- [YOUR GOAL]
Transcribe every line exactly. Leave the pictures behind.

** START OF RECORDS SHOWN **

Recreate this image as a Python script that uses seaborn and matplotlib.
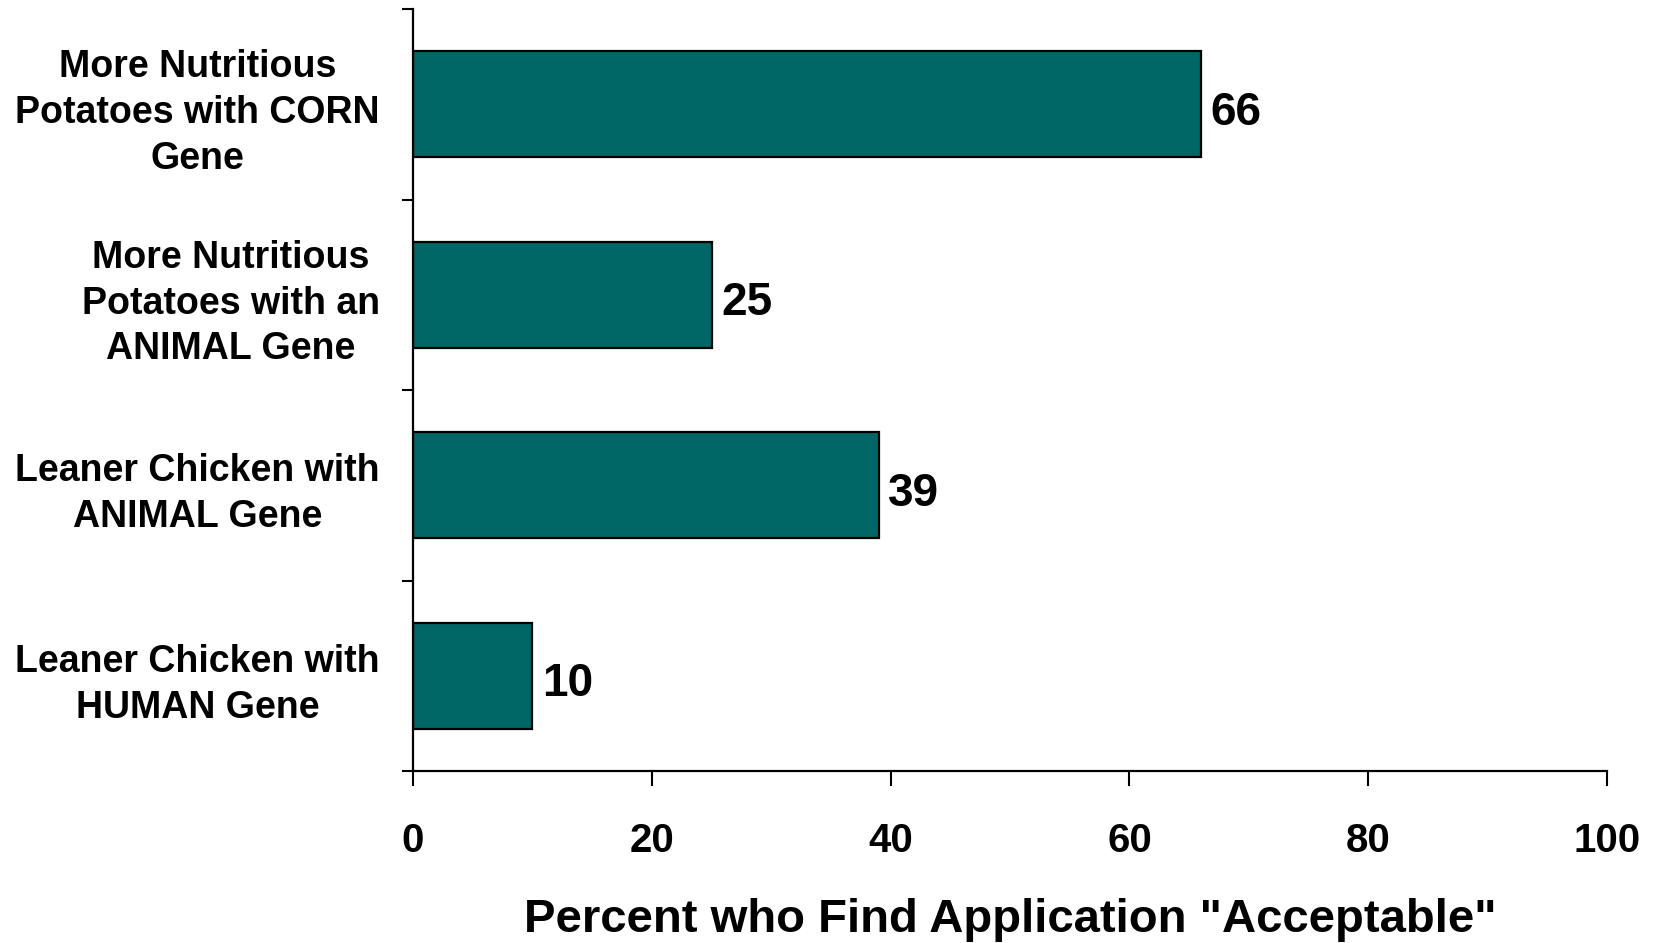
import matplotlib
matplotlib.use("Agg")
import matplotlib.pyplot as plt
import seaborn as sns
import pandas as pd
from matplotlib.ticker import FixedLocator

categories = [
    "More Nutritious\nPotatoes with CORN\nGene",
    "More Nutritious\nPotatoes with an\nANIMAL Gene",
    "Leaner Chicken with\nANIMAL Gene",
    "Leaner Chicken with\nHUMAN Gene",
]
values = [66, 25, 39, 10]
x_ticks = [0, 20, 40, 60, 80, 100]
x_label = 'Percent who Find Application "Acceptable"'

sns.set_style("white")
plt.rcParams["font.family"] = ["Liberation Sans", "DejaVu Sans"]
plt.rcParams["font.weight"] = "bold"
plt.rcParams["text.color"] = "black"
plt.rcParams["axes.labelcolor"] = "black"
plt.rcParams["xtick.color"] = "black"
plt.rcParams["ytick.color"] = "black"

df = pd.DataFrame({"category": categories, "value": values})

fig = plt.figure(figsize=(16.53, 9.43), dpi=100)
ax = fig.add_axes([413 / 1653, 1 - 771 / 943, (1607 - 413) / 1653, (771 - 9) / 943])

sns.barplot(data=df, x="value", y="category", orient="h", color="#006666",
            saturation=1, width=0.556, edgecolor="black", linewidth=1.6, ax=ax)

ax.set_xlim(0, 100)
ax.set_ylim(3.5, -0.5)
ax.set_xticks(x_ticks)
ax.set_xticklabels([str(t) for t in x_ticks], fontsize=29, fontweight="bold", color="black")

# category labels
ax.set_yticks(range(len(categories)))
ax.set_yticklabels(categories, fontsize=27, fontweight="bold", color="black")
for lab in ax.get_yticklabels():
    lab.set_multialignment("center")
    lab.set_linespacing(1.35)
ax.tick_params(axis="y", which="major", length=0, pad=24)
ax.yaxis.set_minor_locator(FixedLocator([-0.5, 0.5, 1.5, 2.5, 3.5]))
ax.tick_params(axis="y", which="minor", length=8, width=1.5, color="black", direction="out", left=True)
ax.tick_params(axis="x", which="major", length=11, width=1.5, color="black", direction="out", pad=26, bottom=True)

for s in ["top", "right"]:
    ax.spines[s].set_visible(False)
for s in ["left", "bottom"]:
    ax.spines[s].set_color("black")
    ax.spines[s].set_linewidth(1.6)

ax.set_ylabel("")
ax.set_xlabel(x_label, fontsize=34, fontweight="bold", labelpad=27, color="black")

for i, v in enumerate(values):
    ax.annotate(str(v), xy=(v, i), xytext=(7, -6), textcoords="offset points",
                ha="left", va="center", fontsize=33, fontweight="bold", color="black")

fig.savefig("out.png", dpi=100, facecolor="white")
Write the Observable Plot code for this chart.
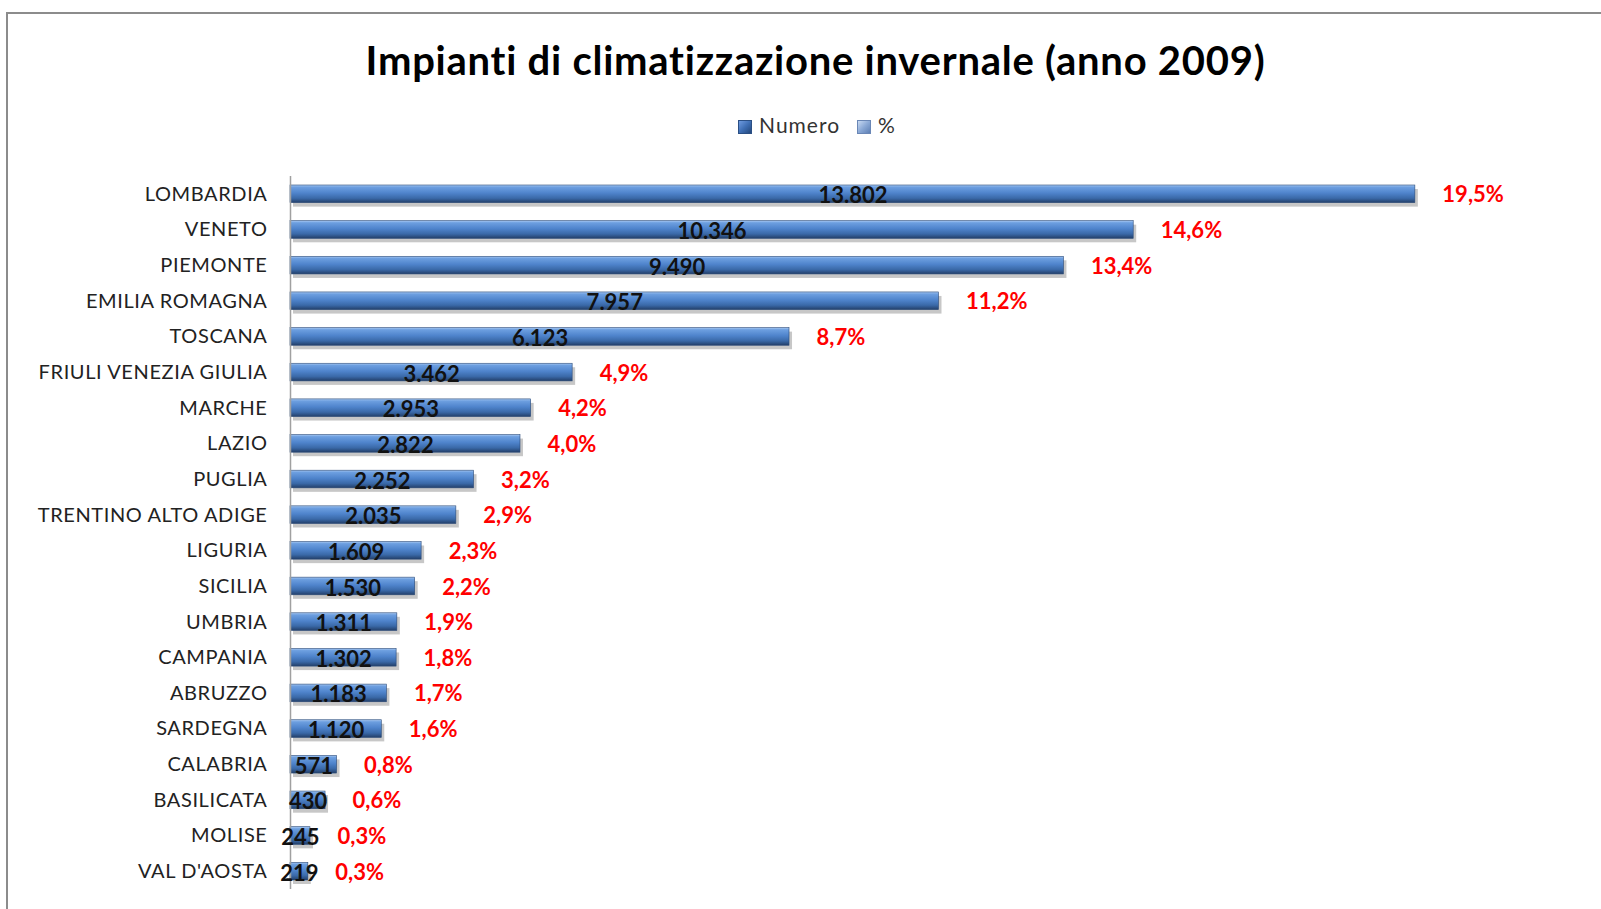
<!DOCTYPE html>
<html>
<head>
<meta charset="utf-8">
<script src="https://cdn.jsdelivr.net/npm/d3@7"></script>
<script src="https://cdn.jsdelivr.net/npm/@observablehq/plot@0.6"></script>
<style>
  html, body { margin: 0; padding: 0; background: #fff; }
  #wrap { position: relative; width: 1601px; height: 909px; overflow: hidden; font-family: Lato, "DejaVu Sans", sans-serif; }
  #frame { position: absolute; left: 6px; top: 12px; width: 1700px; height: 1000px; border: 2px solid #8c8c8c; box-sizing: border-box; }
  #title { position: absolute; left: 0; width: 1631px; top: 40px; text-align: center; font-size: 40px; line-height: 40px; font-weight: 700; color: #000; letter-spacing: 0.75px; }
  #legend { position: absolute; left: 0; width: 1634px; top: 114px; text-align: center; font-size: 21px; line-height: 22px; color: #333; letter-spacing: 1px; }
  .sw { display: inline-block; width: 14px; height: 14px; vertical-align: -1px; margin-right: 7px; box-sizing: border-box; }
  .sw1 { background: linear-gradient(135deg, #6f9be0 0%, #3f6fb5 50%, #23467a 100%); border: 1px solid #2b4f84; }
  .sw2 { background: linear-gradient(135deg, #c9daf2 0%, #8ba9d6 50%, #5d7fb4 100%); border: 1px solid #6a87b6; margin-left: 17px; }
  #chart { position: absolute; left: 0; top: 0; }
  #chart g[aria-label="y-axis tick label"] text { letter-spacing: 0.6px; }
</style>
</head>
<body>
<div id="wrap">
  <div id="frame"></div>
  <div id="chart"></div>
  <div id="title">Impianti di climatizzazione invernale (anno 2009)</div>
  <div id="legend"><span class="sw sw1"></span>Numero<span class="sw sw2"></span>%</div>
</div>
<script>
const regions = ["LOMBARDIA","VENETO","PIEMONTE","EMILIA ROMAGNA","TOSCANA","FRIULI VENEZIA GIULIA","MARCHE","LAZIO","PUGLIA","TRENTINO ALTO ADIGE","LIGURIA","SICILIA","UMBRIA","CAMPANIA","ABRUZZO","SARDEGNA","CALABRIA","BASILICATA","MOLISE","VAL D'AOSTA"];
const numero = [13802,10346,9490,7957,6123,3462,2953,2822,2252,2035,1609,1530,1311,1302,1183,1120,571,430,245,219];
const percent = [19.5,14.6,13.4,11.2,8.7,4.9,4.2,4.0,3.2,2.9,2.3,2.2,1.9,1.8,1.7,1.6,0.8,0.6,0.3,0.3];

const data = regions.map((r, i) => ({region: r, numero: numero[i], pct: percent[i]}));
const it = d3.formatLocale({decimal: ",", thousands: ".", grouping: [3], currency: ["", "€"]});
const fmtN = it.format(",d");
const fmtP = it.format(".1f");

const chart = Plot.plot({
  width: 1601,
  height: 909,
  marginLeft: 290,
  marginRight: 7,
  marginTop: 176,
  marginBottom: 20,
  style: {fontFamily: "Lato, 'DejaVu Sans', sans-serif", fontSize: "20px", color: "#222", background: "transparent"},
  x: {domain: [0, 16000], axis: null},
  y: {domain: regions, padding: 0, round: false, tickSize: 0, tickPadding: 23, label: null},
  marks: [
    Plot.barX(data, {x: "numero", y: "region", insetTop: 9, insetBottom: 9, dx: 3, dy: 4, fill: "#000", fillOpacity: 0.22, ariaLabel: "shadow"}),
    Plot.barX(data, {x: "numero", y: "region", insetTop: 9, insetBottom: 9, fill: "url(#barGrad)", stroke: "#2a4a78", strokeWidth: 0.6, ariaLabel: "bars"}),
    Plot.ruleX([0], {stroke: "#a0a0a0", strokeWidth: 1.5}),
    Plot.text(data, {x: d => d.numero / 2, y: "region", text: d => fmtN(d.numero), fontWeight: "bold", fontSize: 22, fill: "#111", dy: 2}),
    Plot.text(data, {x: "numero", y: "region", text: d => fmtP(d.pct) + "%", textAnchor: "start", dx: 27, dy: 1, fontWeight: "bold", fontSize: 22, fill: "#ff0000"})
  ]
});

const svg = d3.select(chart);
const defs = svg.insert("defs", ":first-child");
const g = defs.append("linearGradient").attr("id", "barGrad").attr("x1", 0).attr("y1", 0).attr("x2", 0).attr("y2", 1);
[[0, "#a9c9f2"], [0.12, "#6d9fe0"], [0.45, "#4f84cc"], [0.75, "#3a69a8"], [1, "#233f69"]].forEach(([o, c]) =>
  g.append("stop").attr("offset", o).attr("stop-color", c));
const f = defs.append("filter").attr("id", "blur").attr("x", "-10%").attr("y", "-50%").attr("width", "120%").attr("height", "200%");
f.append("feGaussianBlur").attr("stdDeviation", 2);
svg.select('g[aria-label="shadow"]').attr("filter", "url(#blur)");

document.getElementById("chart").appendChild(chart);
</script>
</body>
</html>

** END OF RECORDS SHOWN **

- [WRITTEN ANSWER]
Recreate this image as a Python script that uses seaborn and matplotlib.
import matplotlib
matplotlib.use("Agg")
import matplotlib.pyplot as plt
import seaborn as sns
import pandas as pd
from matplotlib.ticker import FixedLocator

categories = [
    "More Nutritious\nPotatoes with CORN\nGene",
    "More Nutritious\nPotatoes with an\nANIMAL Gene",
    "Leaner Chicken with\nANIMAL Gene",
    "Leaner Chicken with\nHUMAN Gene",
]
values = [66, 25, 39, 10]
x_ticks = [0, 20, 40, 60, 80, 100]
x_label = 'Percent who Find Application "Acceptable"'

sns.set_style("white")
plt.rcParams["font.family"] = ["Liberation Sans", "DejaVu Sans"]
plt.rcParams["font.weight"] = "bold"
plt.rcParams["text.color"] = "black"
plt.rcParams["axes.labelcolor"] = "black"
plt.rcParams["xtick.color"] = "black"
plt.rcParams["ytick.color"] = "black"

df = pd.DataFrame({"category": categories, "value": values})

fig = plt.figure(figsize=(16.53, 9.43), dpi=100)
ax = fig.add_axes([413 / 1653, 1 - 771 / 943, (1607 - 413) / 1653, (771 - 9) / 943])

sns.barplot(data=df, x="value", y="category", orient="h", color="#006666",
            saturation=1, width=0.556, edgecolor="black", linewidth=1.6, ax=ax)

ax.set_xlim(0, 100)
ax.set_ylim(3.5, -0.5)
ax.set_xticks(x_ticks)
ax.set_xticklabels([str(t) for t in x_ticks], fontsize=29, fontweight="bold", color="black")

# category labels
ax.set_yticks(range(len(categories)))
ax.set_yticklabels(categories, fontsize=27, fontweight="bold", color="black")
for lab in ax.get_yticklabels():
    lab.set_multialignment("center")
    lab.set_linespacing(1.35)
ax.tick_params(axis="y", which="major", length=0, pad=24)
ax.yaxis.set_minor_locator(FixedLocator([-0.5, 0.5, 1.5, 2.5, 3.5]))
ax.tick_params(axis="y", which="minor", length=8, width=1.5, color="black", direction="out", left=True)
ax.tick_params(axis="x", which="major", length=11, width=1.5, color="black", direction="out", pad=26, bottom=True)

for s in ["top", "right"]:
    ax.spines[s].set_visible(False)
for s in ["left", "bottom"]:
    ax.spines[s].set_color("black")
    ax.spines[s].set_linewidth(1.6)

ax.set_ylabel("")
ax.set_xlabel(x_label, fontsize=34, fontweight="bold", labelpad=27, color="black")

for i, v in enumerate(values):
    ax.annotate(str(v), xy=(v, i), xytext=(7, -6), textcoords="offset points",
                ha="left", va="center", fontsize=33, fontweight="bold", color="black")

fig.savefig("out.png", dpi=100, facecolor="white")
Write the Observable Plot code for this chart.
<!DOCTYPE html>
<html>
<head>
<meta charset="utf-8">
<script src="https://cdn.jsdelivr.net/npm/d3@7"></script>
<script src="https://cdn.jsdelivr.net/npm/@observablehq/plot@0.6"></script>
<style>
  html, body { margin: 0; padding: 0; background: #fff; }
  #wrap { position: relative; width: 1601px; height: 909px; overflow: hidden; font-family: Lato, "DejaVu Sans", sans-serif; }
  #frame { position: absolute; left: 6px; top: 12px; width: 1700px; height: 1000px; border: 2px solid #8c8c8c; box-sizing: border-box; }
  #title { position: absolute; left: 0; width: 1631px; top: 40px; text-align: center; font-size: 40px; line-height: 40px; font-weight: 700; color: #000; letter-spacing: 0.75px; }
  #legend { position: absolute; left: 0; width: 1634px; top: 114px; text-align: center; font-size: 21px; line-height: 22px; color: #333; letter-spacing: 1px; }
  .sw { display: inline-block; width: 14px; height: 14px; vertical-align: -1px; margin-right: 7px; box-sizing: border-box; }
  .sw1 { background: linear-gradient(135deg, #6f9be0 0%, #3f6fb5 50%, #23467a 100%); border: 1px solid #2b4f84; }
  .sw2 { background: linear-gradient(135deg, #c9daf2 0%, #8ba9d6 50%, #5d7fb4 100%); border: 1px solid #6a87b6; margin-left: 17px; }
  #chart { position: absolute; left: 0; top: 0; }
  #chart g[aria-label="y-axis tick label"] text { letter-spacing: 0.6px; }
</style>
</head>
<body>
<div id="wrap">
  <div id="frame"></div>
  <div id="chart"></div>
  <div id="title">Impianti di climatizzazione invernale (anno 2009)</div>
  <div id="legend"><span class="sw sw1"></span>Numero<span class="sw sw2"></span>%</div>
</div>
<script>
const regions = ["LOMBARDIA","VENETO","PIEMONTE","EMILIA ROMAGNA","TOSCANA","FRIULI VENEZIA GIULIA","MARCHE","LAZIO","PUGLIA","TRENTINO ALTO ADIGE","LIGURIA","SICILIA","UMBRIA","CAMPANIA","ABRUZZO","SARDEGNA","CALABRIA","BASILICATA","MOLISE","VAL D'AOSTA"];
const numero = [13802,10346,9490,7957,6123,3462,2953,2822,2252,2035,1609,1530,1311,1302,1183,1120,571,430,245,219];
const percent = [19.5,14.6,13.4,11.2,8.7,4.9,4.2,4.0,3.2,2.9,2.3,2.2,1.9,1.8,1.7,1.6,0.8,0.6,0.3,0.3];

const data = regions.map((r, i) => ({region: r, numero: numero[i], pct: percent[i]}));
const it = d3.formatLocale({decimal: ",", thousands: ".", grouping: [3], currency: ["", "€"]});
const fmtN = it.format(",d");
const fmtP = it.format(".1f");

const chart = Plot.plot({
  width: 1601,
  height: 909,
  marginLeft: 290,
  marginRight: 7,
  marginTop: 176,
  marginBottom: 20,
  style: {fontFamily: "Lato, 'DejaVu Sans', sans-serif", fontSize: "20px", color: "#222", background: "transparent"},
  x: {domain: [0, 16000], axis: null},
  y: {domain: regions, padding: 0, round: false, tickSize: 0, tickPadding: 23, label: null},
  marks: [
    Plot.barX(data, {x: "numero", y: "region", insetTop: 9, insetBottom: 9, dx: 3, dy: 4, fill: "#000", fillOpacity: 0.22, ariaLabel: "shadow"}),
    Plot.barX(data, {x: "numero", y: "region", insetTop: 9, insetBottom: 9, fill: "url(#barGrad)", stroke: "#2a4a78", strokeWidth: 0.6, ariaLabel: "bars"}),
    Plot.ruleX([0], {stroke: "#a0a0a0", strokeWidth: 1.5}),
    Plot.text(data, {x: d => d.numero / 2, y: "region", text: d => fmtN(d.numero), fontWeight: "bold", fontSize: 22, fill: "#111", dy: 2}),
    Plot.text(data, {x: "numero", y: "region", text: d => fmtP(d.pct) + "%", textAnchor: "start", dx: 27, dy: 1, fontWeight: "bold", fontSize: 22, fill: "#ff0000"})
  ]
});

const svg = d3.select(chart);
const defs = svg.insert("defs", ":first-child");
const g = defs.append("linearGradient").attr("id", "barGrad").attr("x1", 0).attr("y1", 0).attr("x2", 0).attr("y2", 1);
[[0, "#a9c9f2"], [0.12, "#6d9fe0"], [0.45, "#4f84cc"], [0.75, "#3a69a8"], [1, "#233f69"]].forEach(([o, c]) =>
  g.append("stop").attr("offset", o).attr("stop-color", c));
const f = defs.append("filter").attr("id", "blur").attr("x", "-10%").attr("y", "-50%").attr("width", "120%").attr("height", "200%");
f.append("feGaussianBlur").attr("stdDeviation", 2);
svg.select('g[aria-label="shadow"]').attr("filter", "url(#blur)");

document.getElementById("chart").appendChild(chart);
</script>
</body>
</html>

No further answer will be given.